• **Given problem**: Pictures do not belong in the output. Reproduce exactly the lines from the start of the records through the line with "x_ticks = [0, 50000, 100000, 150000, 200000, 250000]".

• **Listing**:
# # # #
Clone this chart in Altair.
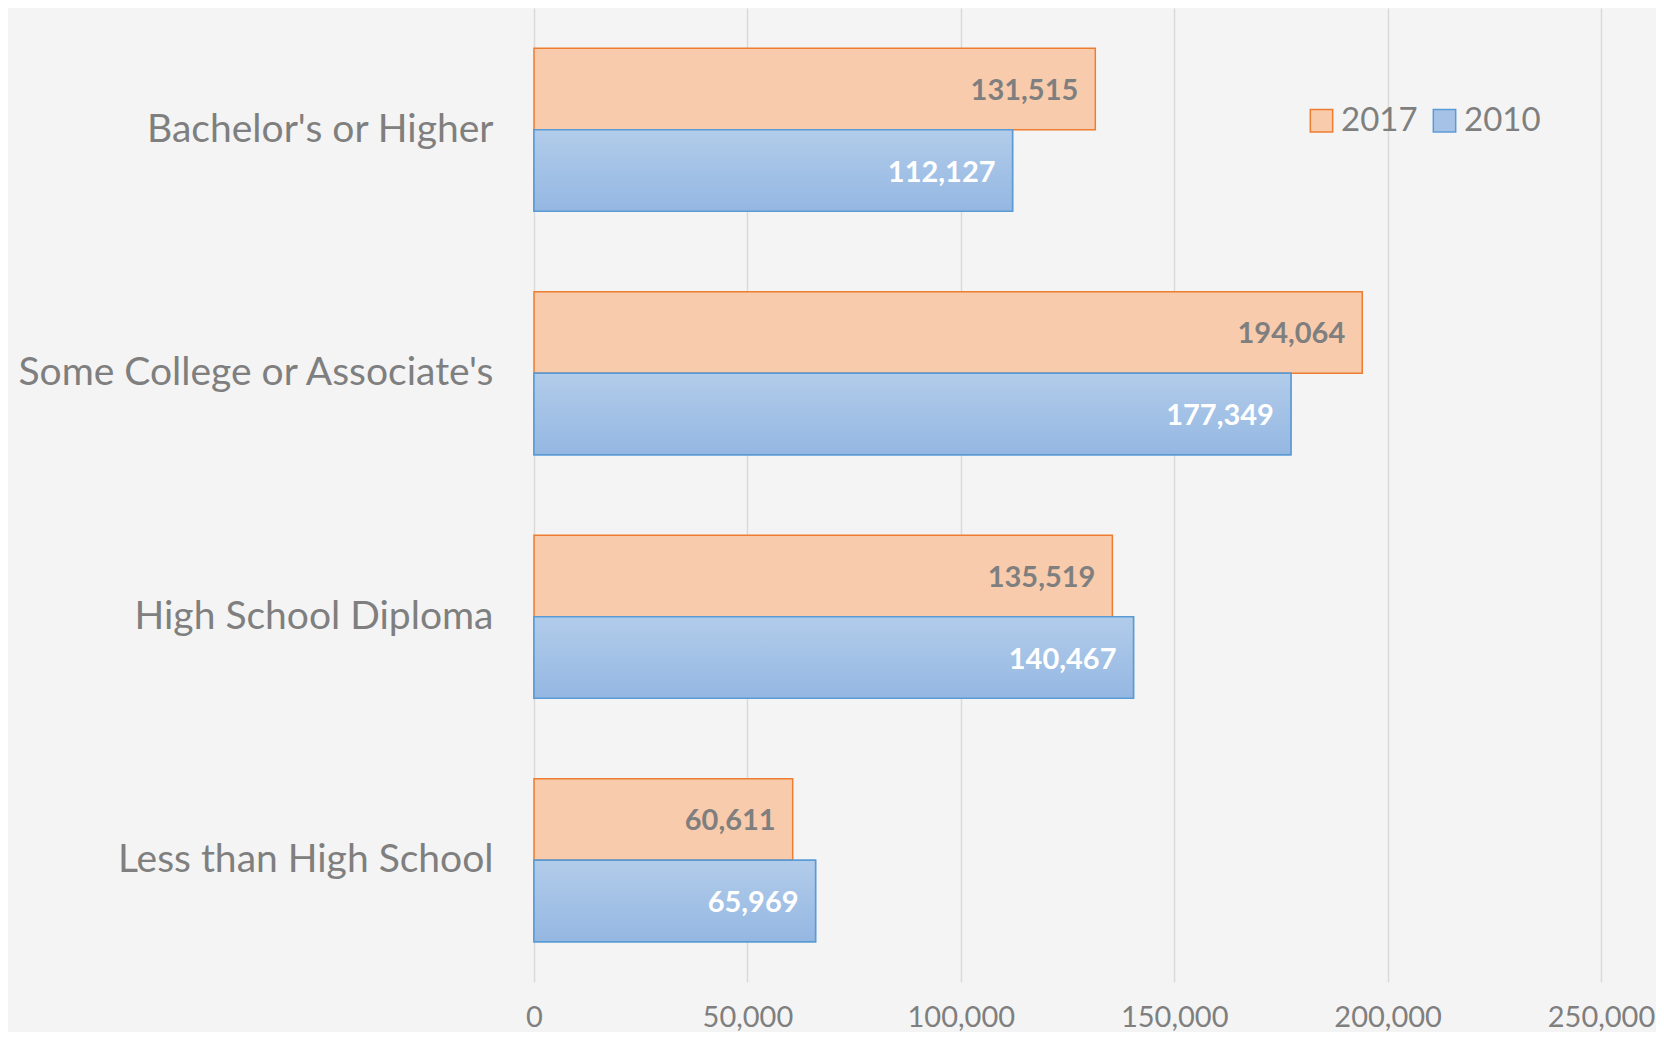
import altair as alt
import pandas as pd

categories = ["Bachelor's or Higher", "Some College or Associate's",
              "High School Diploma", "Less than High School"]
years = ["2017", "2010"]
values_2017 = [131515, 194064, 135519, 60611]
values_2010 = [112127, 177349, 140467, 65969]
x_ticks = [0, 50000, 100000, 150000, 200000, 250000]

rows = []
for c, v17, v10 in zip(categories, values_2017, values_2010):
    rows.append({"level": c, "year": "2017", "value": v17})
    rows.append({"level": c, "year": "2010", "value": v10})
df = pd.DataFrame(rows)

FONT = "Lato"
GRAY = "#7F7F7F"

x_enc = alt.X(
    "value:Q",
    scale=alt.Scale(domain=[0, 250000], nice=False),
    axis=alt.Axis(values=x_ticks, format=",d", grid=True, gridColor="#D9D9D9",
                  gridWidth=1.5, domain=False, ticks=False, labelFontSize=29,
                  labelColor=GRAY, labelFont=FONT, labelPadding=21,
                  labelFlush=False, labelOverlap=False, title=None),
)
y_enc = alt.Y(
    "level:N", sort=categories,
    scale=alt.Scale(domain=categories, paddingInner=0.33, paddingOuter=0.165),
    axis=alt.Axis(domain=False, ticks=False, grid=False, labelFontSize=39,
                  labelColor=GRAY, labelFont=FONT, labelPadding=41,
                  labelLimit=0, title=None),
)
yoff = alt.YOffset("year:N", sort=years,
                   scale=alt.Scale(domain=years, paddingInner=0, paddingOuter=0))

legend = alt.Legend(orient="none", legendX=771, legendY=96, direction="horizontal",
                    title=None, symbolType="square", symbolSize=500,
                    symbolStrokeWidth=1.5, labelFontSize=33, labelFont=FONT,
                    labelColor=GRAY, labelOffset=3, columnPadding=10, padding=0)

base = alt.Chart(df).encode(y=y_enc, yOffset=yoff, x=x_enc)

bars = base.mark_bar(strokeWidth=1.5).encode(
    fill=alt.Fill("year:N", scale=alt.Scale(domain=years, range=["#F8CBAD", "#A6C3E7"]),
                  legend=legend),
    stroke=alt.Stroke("year:N", scale=alt.Scale(domain=years, range=["#ED7D31", "#5B9BD5"]),
                      legend=legend),
)

grad = base.transform_filter(alt.datum.year == "2010").mark_bar(
    fill=alt.LinearGradient(
        gradient="linear",
        stops=[alt.GradientStop(color="#B2CCEA", offset=0),
               alt.GradientStop(color="#94B7E2", offset=1)],
        x1=0, x2=0, y1=0, y2=1),
    stroke="#5B9BD5", strokeWidth=1.5,
)

labels = base.mark_text(align="right", baseline="middle", dx=-17, dy=2, font=FONT,
                        fontSize=29, fontWeight="bold").encode(
    text=alt.Text("value:Q", format=",d"),
    color=alt.condition(alt.datum.year == "2010", alt.value("white"), alt.value("#7F7F7F")),
)

chart = alt.layer(bars, grad, labels).properties(
    width=1067, height=974, background="#F4F4F4",
    padding={"left": 526, "top": 0, "right": 55, "bottom": 50},
    autosize="none",
).configure_view(stroke=None)

chart.save("out.html", embed_options={"renderer": "svg", "actions": False})
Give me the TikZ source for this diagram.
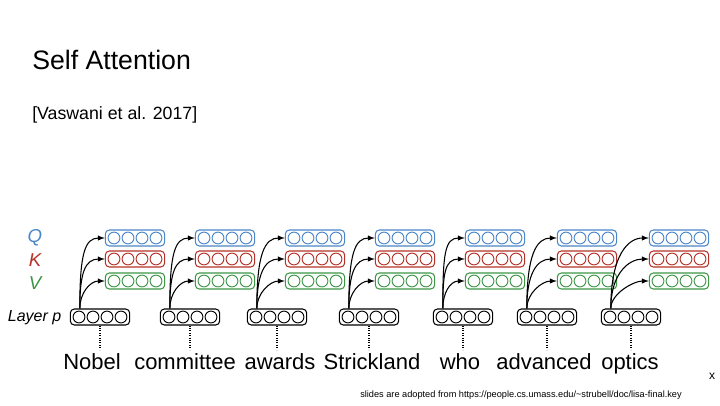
\documentclass[tikz,border=0pt]{standalone}
\usepackage{fontspec}
\setmainfont{Liberation Sans}
\usetikzlibrary{calc}
\definecolor{qc}{RGB}{74,134,200}
\definecolor{kc}{RGB}{180,50,40}
\definecolor{vc}{RGB}{60,150,70}
\tikzset{
  vbox/.style={draw=#1,rounded corners=3pt,minimum width=44.5pt,minimum height=12pt,inner sep=0pt,line width=0.8pt},
  arr/.style={-latex,line width=0.8pt},
  word/.style={font=\fontsize{16.5}{17}\selectfont,anchor=base,inner sep=0pt}
}
\newcommand\vecbox[4]{%
  \node[vbox=#4] (#1) at (#2,#3) {};
  \foreach \dx in {-21,-7,7,21}{\draw[#4,line width=0.7pt] ($(#1)+(\dx,0)$) circle (5.9);}
}
\begin{document}
\begin{tikzpicture}[x=0.75pt,y=-0.75pt]
\path[use as bounding box] (0,0) rectangle (720,405);
\node[anchor=base west,inner sep=0pt,font=\fontsize{20}{20}\selectfont] (title) at (32,69) {Self Attention};
\node[anchor=base west,inner sep=0pt,font=\fontsize{13.3}{14}\selectfont] (ref) at (32,119) {[Vaswani et al. 2017]};
\node[qc,font=\fontsize{14}{14}\selectfont\itshape] (Q) at (35,238) {Q};
\node[kc,font=\fontsize{14}{14}\selectfont\itshape] (K) at (35,260) {K};
\node[vc,font=\fontsize{14}{14}\selectfont\itshape] (V) at (35,283) {V};
\node[anchor=east,font=\fontsize{12}{12}\selectfont\itshape] (lp) at (66,318) {Layer p};
\foreach \i/\bx/\qx/\wx/\w in {1/100/135/92/Nobel,2/190/225/185/committee,3/277/315/280/awards,4/369/405/372/Strickland,5/463/495/460/who,6/547/587/544/advanced,7/631/679/630/optics}{
  \vecbox{b\i}{\bx}{317}{black}
  \vecbox{q\i}{\qx}{238}{qc}
  \vecbox{k\i}{\qx}{259}{kc}
  \vecbox{v\i}{\qx}{281}{vc}
  \coordinate (s\i) at ($(b\i.north west)+(10,0)$);
  \draw[arr] (s\i) .. controls ($(s\i)+(0,-55)$) and ($(q\i.west)+(-20,0)$) .. (q\i.west);
  \draw[arr] (s\i) .. controls ($(s\i)+(0,-35)$) and ($(k\i.west)+(-20,0)$) .. (k\i.west);
  \draw[arr] (s\i) .. controls ($(s\i)+(0,-15)$) and ($(v\i.west)+(-15,0)$) .. (v\i.west);
  \node[word] (w\i) at (\wx,369) {\w};
  \draw[densely dotted,line width=0.8pt] (b\i.south) -- ++(0,24);
}
\node[font=\fontsize{9}{9}\selectfont] (x) at (712,376) {x};
\node[anchor=base,inner sep=0pt,font=\fontsize{6.9}{7}\selectfont] (foot) at (521,397) {slides are adopted from https://people.cs.umass.edu/\textasciitilde strubell/doc/lisa-final.key};
\end{tikzpicture}
\end{document}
# # # #
• **Response to this task**:
Clone this chart in Altair.
import altair as alt
import pandas as pd

categories = ["Bachelor's or Higher", "Some College or Associate's",
              "High School Diploma", "Less than High School"]
years = ["2017", "2010"]
values_2017 = [131515, 194064, 135519, 60611]
values_2010 = [112127, 177349, 140467, 65969]
x_ticks = [0, 50000, 100000, 150000, 200000, 250000]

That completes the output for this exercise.